◆ **RECORDED DATA**:
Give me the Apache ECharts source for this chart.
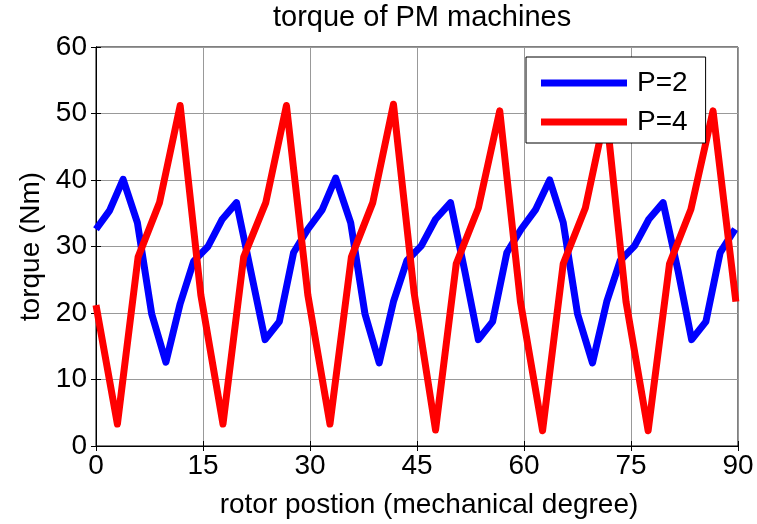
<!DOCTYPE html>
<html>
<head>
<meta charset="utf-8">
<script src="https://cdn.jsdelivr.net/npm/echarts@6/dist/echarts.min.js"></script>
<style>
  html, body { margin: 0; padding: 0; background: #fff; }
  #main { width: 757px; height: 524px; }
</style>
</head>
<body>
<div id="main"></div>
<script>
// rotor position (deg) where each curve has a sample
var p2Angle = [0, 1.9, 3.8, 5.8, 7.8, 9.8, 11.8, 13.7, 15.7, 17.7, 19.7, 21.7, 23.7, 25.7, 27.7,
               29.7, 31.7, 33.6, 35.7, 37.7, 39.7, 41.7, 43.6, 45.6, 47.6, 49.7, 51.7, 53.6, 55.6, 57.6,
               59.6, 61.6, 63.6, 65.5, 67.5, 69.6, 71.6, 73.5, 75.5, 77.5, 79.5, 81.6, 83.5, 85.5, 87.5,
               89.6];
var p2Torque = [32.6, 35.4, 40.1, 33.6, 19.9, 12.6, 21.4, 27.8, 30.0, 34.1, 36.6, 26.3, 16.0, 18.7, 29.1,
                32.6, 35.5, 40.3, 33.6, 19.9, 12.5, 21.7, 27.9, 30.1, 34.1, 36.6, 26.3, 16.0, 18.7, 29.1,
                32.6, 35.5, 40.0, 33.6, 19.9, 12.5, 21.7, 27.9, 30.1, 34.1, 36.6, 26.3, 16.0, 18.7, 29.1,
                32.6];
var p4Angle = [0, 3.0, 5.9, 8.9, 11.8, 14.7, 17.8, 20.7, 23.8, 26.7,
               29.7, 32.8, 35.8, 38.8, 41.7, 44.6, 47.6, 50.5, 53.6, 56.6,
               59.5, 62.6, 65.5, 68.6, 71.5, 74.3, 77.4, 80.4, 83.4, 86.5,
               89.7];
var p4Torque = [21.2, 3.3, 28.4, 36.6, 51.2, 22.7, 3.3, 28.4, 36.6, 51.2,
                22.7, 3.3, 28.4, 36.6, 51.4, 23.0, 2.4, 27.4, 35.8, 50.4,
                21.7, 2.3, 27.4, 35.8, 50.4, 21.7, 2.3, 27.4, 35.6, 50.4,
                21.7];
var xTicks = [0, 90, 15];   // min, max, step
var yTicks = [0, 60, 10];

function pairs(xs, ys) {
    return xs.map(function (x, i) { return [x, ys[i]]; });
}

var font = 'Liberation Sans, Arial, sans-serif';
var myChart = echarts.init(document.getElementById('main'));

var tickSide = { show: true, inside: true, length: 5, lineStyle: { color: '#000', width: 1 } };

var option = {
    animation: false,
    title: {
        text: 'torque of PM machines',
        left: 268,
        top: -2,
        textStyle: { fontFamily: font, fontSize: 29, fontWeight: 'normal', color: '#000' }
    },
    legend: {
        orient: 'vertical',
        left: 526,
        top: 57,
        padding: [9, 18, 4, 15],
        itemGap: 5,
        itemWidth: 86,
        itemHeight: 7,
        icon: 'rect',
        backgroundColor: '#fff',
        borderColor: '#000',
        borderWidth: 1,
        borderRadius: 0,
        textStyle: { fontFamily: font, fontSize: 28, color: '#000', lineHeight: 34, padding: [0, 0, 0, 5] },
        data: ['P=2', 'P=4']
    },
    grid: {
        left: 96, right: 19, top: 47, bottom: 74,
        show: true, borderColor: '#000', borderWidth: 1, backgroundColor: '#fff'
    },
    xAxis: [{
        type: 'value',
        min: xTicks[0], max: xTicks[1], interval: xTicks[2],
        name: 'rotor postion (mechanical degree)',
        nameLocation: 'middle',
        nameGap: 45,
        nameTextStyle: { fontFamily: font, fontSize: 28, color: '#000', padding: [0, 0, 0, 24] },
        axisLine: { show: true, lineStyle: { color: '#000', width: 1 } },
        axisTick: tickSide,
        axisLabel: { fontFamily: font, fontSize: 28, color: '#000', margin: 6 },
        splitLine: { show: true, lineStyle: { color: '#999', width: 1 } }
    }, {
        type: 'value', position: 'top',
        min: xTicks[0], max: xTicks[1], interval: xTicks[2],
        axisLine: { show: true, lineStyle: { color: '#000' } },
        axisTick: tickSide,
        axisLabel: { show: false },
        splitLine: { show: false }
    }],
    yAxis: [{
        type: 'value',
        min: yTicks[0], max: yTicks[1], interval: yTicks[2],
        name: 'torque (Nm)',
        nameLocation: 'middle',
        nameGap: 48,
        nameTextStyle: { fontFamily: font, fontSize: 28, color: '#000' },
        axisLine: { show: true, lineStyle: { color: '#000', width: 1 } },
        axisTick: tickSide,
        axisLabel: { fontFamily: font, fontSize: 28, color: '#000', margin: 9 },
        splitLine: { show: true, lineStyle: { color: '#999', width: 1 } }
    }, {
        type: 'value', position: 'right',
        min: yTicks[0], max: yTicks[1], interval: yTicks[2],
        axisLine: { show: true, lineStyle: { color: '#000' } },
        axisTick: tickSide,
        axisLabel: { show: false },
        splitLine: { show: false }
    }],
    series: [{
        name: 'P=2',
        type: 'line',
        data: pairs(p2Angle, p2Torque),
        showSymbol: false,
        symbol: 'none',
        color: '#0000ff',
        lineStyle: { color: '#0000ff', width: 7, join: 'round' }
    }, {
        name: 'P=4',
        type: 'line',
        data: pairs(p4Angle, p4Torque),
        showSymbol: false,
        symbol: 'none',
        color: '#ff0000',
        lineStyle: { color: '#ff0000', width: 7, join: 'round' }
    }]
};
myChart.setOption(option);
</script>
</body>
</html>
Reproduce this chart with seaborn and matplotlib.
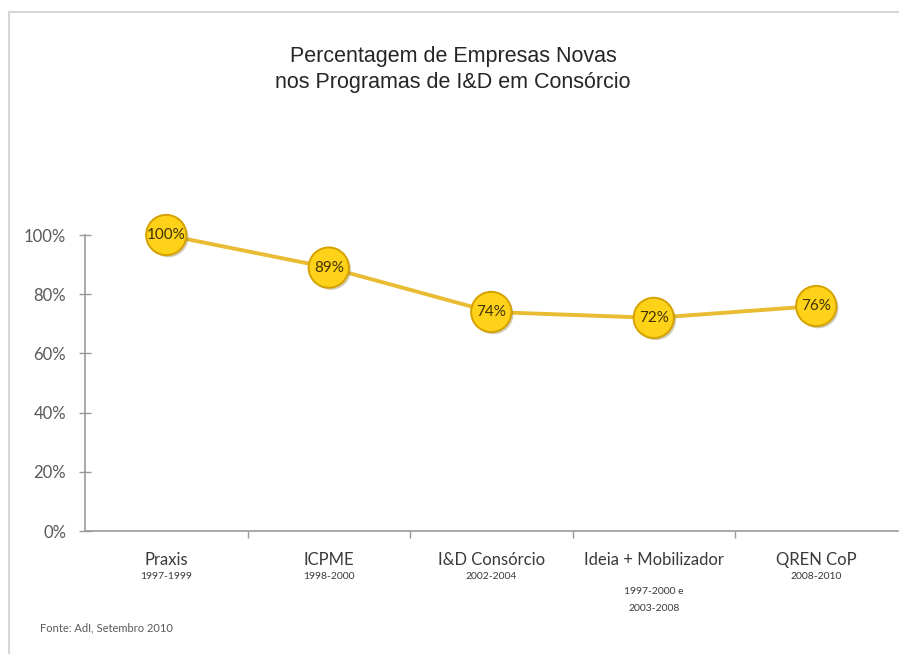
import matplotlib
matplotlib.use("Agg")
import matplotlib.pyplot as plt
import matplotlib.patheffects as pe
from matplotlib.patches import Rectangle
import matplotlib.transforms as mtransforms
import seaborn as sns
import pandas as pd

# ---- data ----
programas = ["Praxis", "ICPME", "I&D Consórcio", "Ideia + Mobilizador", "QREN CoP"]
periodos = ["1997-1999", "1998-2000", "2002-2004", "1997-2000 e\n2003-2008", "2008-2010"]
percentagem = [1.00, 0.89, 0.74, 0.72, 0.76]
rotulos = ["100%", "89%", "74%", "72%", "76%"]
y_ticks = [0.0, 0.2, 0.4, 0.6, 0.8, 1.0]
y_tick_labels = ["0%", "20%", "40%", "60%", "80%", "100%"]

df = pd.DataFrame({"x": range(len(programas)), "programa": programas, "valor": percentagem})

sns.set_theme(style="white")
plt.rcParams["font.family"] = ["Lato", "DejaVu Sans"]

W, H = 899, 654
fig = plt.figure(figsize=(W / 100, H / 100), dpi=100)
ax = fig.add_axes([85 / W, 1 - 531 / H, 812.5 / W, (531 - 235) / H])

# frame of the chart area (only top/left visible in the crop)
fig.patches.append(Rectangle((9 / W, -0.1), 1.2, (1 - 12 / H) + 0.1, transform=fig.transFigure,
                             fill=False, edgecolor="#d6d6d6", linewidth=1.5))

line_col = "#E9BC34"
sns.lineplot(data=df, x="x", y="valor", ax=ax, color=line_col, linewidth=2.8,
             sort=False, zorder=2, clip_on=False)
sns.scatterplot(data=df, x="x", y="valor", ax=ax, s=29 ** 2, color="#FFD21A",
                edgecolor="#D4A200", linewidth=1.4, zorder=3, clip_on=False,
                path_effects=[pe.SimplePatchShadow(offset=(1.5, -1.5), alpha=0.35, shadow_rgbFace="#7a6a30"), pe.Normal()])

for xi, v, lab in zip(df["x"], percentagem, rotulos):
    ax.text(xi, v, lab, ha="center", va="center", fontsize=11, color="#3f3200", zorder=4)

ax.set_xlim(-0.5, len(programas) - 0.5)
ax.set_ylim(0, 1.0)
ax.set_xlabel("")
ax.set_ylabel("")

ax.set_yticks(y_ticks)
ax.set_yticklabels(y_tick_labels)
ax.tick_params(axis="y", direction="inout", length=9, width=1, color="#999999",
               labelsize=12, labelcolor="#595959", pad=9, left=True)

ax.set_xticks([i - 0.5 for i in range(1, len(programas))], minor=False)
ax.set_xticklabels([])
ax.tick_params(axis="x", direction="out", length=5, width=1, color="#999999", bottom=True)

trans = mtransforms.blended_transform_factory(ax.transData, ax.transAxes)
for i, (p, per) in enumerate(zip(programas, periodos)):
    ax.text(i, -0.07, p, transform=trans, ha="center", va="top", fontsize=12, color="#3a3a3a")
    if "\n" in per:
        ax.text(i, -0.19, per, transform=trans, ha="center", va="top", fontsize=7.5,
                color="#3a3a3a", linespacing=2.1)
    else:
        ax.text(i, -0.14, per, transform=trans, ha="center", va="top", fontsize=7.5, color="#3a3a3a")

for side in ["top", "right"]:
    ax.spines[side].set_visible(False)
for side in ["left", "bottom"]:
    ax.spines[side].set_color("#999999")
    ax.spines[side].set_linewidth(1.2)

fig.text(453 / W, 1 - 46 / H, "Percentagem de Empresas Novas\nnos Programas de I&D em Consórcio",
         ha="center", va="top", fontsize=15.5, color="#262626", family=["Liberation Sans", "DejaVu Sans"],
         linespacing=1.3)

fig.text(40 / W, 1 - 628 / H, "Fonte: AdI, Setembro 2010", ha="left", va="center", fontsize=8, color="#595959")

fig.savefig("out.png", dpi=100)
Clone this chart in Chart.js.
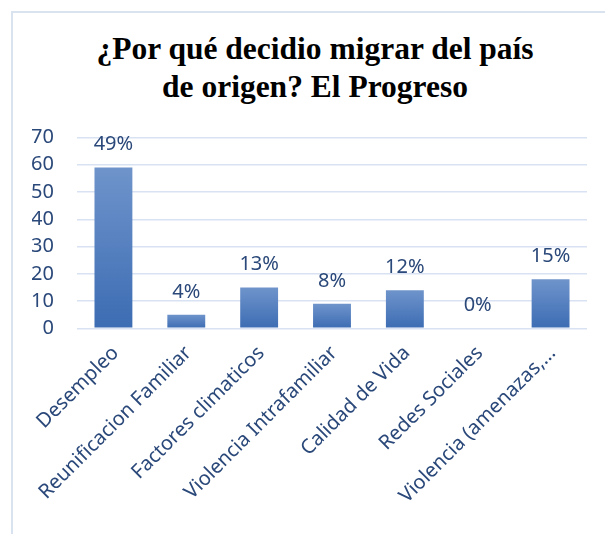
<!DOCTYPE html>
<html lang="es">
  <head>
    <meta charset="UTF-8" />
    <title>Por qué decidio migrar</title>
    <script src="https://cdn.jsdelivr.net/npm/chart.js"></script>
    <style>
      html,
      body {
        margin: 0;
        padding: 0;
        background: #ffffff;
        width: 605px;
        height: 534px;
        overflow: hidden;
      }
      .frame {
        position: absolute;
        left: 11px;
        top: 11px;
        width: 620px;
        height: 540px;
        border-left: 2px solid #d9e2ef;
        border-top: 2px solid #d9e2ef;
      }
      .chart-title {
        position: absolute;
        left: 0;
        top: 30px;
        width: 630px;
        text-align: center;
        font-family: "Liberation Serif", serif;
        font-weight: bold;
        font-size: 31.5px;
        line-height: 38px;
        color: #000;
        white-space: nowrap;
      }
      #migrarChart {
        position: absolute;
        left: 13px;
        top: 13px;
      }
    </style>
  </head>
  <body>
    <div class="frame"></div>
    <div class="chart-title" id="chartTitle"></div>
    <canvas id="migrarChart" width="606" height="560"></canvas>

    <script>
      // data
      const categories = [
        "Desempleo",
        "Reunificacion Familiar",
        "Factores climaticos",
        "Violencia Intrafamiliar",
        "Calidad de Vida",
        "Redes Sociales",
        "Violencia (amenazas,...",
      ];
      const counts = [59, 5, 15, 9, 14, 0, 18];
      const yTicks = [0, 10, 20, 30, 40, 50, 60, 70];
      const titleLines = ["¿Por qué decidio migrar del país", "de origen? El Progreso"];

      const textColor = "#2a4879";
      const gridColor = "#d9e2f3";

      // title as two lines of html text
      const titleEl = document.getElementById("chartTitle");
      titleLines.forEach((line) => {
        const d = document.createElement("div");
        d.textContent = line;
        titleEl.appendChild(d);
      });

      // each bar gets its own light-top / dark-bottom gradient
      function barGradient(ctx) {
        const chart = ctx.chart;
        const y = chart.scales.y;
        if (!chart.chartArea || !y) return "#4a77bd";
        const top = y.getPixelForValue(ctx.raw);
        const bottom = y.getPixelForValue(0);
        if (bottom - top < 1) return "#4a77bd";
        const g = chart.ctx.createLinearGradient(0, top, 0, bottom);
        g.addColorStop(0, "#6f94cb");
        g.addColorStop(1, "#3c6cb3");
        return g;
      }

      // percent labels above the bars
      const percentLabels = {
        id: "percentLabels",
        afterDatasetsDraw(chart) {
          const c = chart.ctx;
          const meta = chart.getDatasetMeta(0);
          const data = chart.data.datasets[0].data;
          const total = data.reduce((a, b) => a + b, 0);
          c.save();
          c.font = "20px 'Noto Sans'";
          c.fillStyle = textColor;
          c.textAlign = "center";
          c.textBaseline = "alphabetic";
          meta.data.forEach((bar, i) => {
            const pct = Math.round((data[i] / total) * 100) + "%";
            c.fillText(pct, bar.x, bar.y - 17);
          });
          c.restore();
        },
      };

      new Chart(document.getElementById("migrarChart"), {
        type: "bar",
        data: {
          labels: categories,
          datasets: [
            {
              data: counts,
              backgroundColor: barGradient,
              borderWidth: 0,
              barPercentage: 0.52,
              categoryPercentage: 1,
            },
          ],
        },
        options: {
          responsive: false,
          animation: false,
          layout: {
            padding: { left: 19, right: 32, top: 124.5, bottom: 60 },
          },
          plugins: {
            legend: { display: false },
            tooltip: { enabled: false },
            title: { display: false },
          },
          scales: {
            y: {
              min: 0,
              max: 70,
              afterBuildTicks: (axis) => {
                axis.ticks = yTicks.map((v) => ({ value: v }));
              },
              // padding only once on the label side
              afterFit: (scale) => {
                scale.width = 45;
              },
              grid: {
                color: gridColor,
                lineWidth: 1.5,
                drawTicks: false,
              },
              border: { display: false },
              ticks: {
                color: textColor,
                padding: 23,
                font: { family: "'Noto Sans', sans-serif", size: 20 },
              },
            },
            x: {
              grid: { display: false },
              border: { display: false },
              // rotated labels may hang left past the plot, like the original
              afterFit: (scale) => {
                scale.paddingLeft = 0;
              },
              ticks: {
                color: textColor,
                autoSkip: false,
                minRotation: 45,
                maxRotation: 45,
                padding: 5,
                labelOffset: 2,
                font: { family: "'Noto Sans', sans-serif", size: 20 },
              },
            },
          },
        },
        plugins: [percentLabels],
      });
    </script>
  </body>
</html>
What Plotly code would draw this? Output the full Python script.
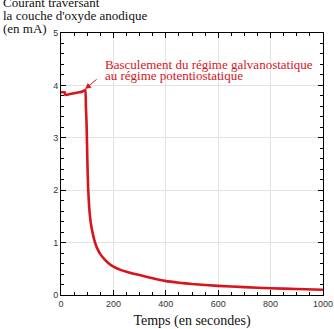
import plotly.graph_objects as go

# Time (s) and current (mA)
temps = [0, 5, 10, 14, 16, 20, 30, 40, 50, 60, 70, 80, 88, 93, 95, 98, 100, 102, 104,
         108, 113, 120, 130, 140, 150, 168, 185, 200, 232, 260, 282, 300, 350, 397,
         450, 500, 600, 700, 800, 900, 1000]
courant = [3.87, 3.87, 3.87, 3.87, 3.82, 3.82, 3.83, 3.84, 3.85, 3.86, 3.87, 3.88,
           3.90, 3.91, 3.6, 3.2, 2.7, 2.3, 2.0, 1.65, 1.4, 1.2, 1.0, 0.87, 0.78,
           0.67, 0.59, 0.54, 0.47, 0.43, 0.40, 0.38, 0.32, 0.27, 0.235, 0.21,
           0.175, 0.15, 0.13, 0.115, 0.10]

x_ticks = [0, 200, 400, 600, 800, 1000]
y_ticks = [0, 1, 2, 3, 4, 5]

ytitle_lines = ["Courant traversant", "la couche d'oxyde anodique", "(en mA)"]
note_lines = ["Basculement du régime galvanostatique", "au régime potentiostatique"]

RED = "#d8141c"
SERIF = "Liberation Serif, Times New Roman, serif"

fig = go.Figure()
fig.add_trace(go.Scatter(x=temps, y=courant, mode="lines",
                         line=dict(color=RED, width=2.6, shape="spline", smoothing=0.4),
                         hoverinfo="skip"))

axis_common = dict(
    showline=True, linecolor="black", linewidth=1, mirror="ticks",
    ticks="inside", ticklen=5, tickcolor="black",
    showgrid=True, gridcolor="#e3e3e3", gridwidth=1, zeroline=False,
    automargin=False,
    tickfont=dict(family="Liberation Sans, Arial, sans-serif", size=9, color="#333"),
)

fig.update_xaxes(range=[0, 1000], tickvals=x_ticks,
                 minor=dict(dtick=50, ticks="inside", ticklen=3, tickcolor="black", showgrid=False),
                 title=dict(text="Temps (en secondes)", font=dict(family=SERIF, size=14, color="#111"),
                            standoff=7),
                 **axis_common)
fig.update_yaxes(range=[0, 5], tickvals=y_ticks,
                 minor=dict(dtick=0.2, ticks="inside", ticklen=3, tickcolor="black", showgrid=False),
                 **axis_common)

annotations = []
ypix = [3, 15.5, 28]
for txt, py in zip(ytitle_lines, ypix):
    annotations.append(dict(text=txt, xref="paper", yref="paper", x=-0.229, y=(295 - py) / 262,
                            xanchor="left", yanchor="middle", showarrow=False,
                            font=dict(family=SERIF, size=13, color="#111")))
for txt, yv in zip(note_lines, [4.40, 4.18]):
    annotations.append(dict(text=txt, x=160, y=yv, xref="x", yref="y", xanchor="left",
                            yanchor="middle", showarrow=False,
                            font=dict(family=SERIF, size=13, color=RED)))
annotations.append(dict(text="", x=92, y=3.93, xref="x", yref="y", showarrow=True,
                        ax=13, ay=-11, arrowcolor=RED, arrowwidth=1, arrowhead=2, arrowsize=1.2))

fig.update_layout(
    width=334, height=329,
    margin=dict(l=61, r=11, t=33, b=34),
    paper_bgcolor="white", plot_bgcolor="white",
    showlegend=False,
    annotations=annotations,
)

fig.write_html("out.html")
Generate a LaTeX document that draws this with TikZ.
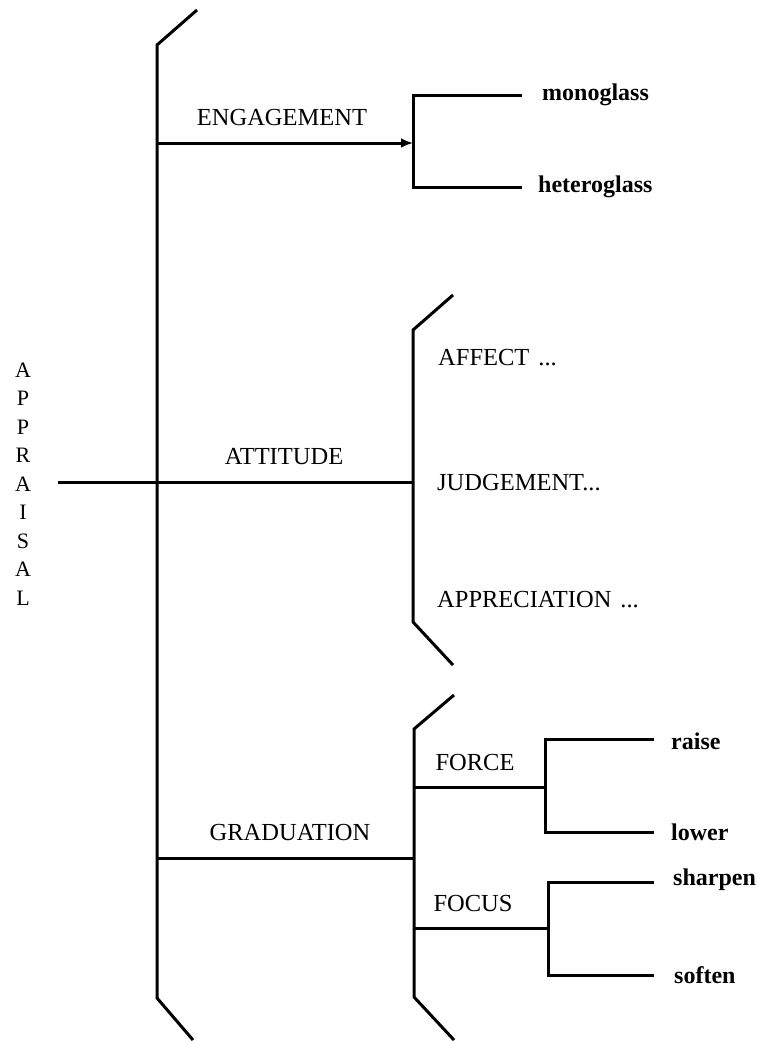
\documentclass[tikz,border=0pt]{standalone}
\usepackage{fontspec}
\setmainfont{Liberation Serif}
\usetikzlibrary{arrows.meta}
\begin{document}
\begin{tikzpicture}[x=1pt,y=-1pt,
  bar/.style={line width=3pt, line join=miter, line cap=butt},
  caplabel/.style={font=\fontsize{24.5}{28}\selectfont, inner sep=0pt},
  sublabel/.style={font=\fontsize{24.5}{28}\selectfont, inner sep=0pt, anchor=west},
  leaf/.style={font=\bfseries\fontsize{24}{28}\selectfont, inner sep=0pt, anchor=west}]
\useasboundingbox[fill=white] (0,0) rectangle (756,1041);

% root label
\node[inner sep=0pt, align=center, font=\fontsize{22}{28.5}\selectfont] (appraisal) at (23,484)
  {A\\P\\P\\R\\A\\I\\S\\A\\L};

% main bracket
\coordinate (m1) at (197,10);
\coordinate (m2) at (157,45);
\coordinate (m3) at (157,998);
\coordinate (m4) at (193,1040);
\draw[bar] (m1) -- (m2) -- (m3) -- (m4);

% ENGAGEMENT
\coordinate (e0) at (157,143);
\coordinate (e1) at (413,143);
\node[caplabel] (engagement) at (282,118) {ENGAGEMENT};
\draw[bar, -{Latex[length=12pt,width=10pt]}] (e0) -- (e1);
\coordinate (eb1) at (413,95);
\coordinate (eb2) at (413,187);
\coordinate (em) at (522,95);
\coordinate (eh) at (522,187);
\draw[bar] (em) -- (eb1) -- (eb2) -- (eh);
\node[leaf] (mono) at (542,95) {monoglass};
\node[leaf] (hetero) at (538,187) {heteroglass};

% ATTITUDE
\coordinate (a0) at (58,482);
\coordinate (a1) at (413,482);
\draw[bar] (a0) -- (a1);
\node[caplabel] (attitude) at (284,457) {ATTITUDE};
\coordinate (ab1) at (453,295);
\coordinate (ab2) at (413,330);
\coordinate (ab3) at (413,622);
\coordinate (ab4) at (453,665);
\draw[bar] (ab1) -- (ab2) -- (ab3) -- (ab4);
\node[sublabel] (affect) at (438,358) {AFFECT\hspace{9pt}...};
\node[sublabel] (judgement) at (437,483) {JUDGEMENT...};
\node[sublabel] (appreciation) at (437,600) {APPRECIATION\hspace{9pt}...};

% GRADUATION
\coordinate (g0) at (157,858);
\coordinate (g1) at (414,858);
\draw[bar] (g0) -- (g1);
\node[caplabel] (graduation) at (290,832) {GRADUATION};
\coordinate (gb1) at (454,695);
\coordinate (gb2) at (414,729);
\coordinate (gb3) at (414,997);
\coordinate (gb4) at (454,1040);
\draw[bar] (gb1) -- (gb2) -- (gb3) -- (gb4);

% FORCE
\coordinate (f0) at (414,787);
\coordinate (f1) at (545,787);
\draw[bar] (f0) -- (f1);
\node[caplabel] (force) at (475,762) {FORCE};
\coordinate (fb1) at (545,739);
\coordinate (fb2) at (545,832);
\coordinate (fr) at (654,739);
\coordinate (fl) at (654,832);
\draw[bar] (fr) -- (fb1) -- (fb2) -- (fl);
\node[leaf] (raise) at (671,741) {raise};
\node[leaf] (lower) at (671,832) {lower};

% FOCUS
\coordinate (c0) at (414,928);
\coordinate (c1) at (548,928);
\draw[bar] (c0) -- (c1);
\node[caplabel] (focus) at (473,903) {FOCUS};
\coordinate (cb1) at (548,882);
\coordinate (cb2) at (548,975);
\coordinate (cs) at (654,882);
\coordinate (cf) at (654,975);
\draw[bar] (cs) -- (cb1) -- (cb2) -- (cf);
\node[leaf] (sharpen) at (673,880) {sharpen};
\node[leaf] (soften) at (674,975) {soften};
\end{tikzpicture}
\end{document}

◆ **DIRECTIONS**:
Take the lines above starting at the one containing "What Plotly code" and ending at the one containing "import plotly.graph_objects as go", and print them again exactly, without pictures.

◆ **FINAL RESULT**:
What Plotly code would draw this? Output the full Python script.
import plotly.graph_objects as go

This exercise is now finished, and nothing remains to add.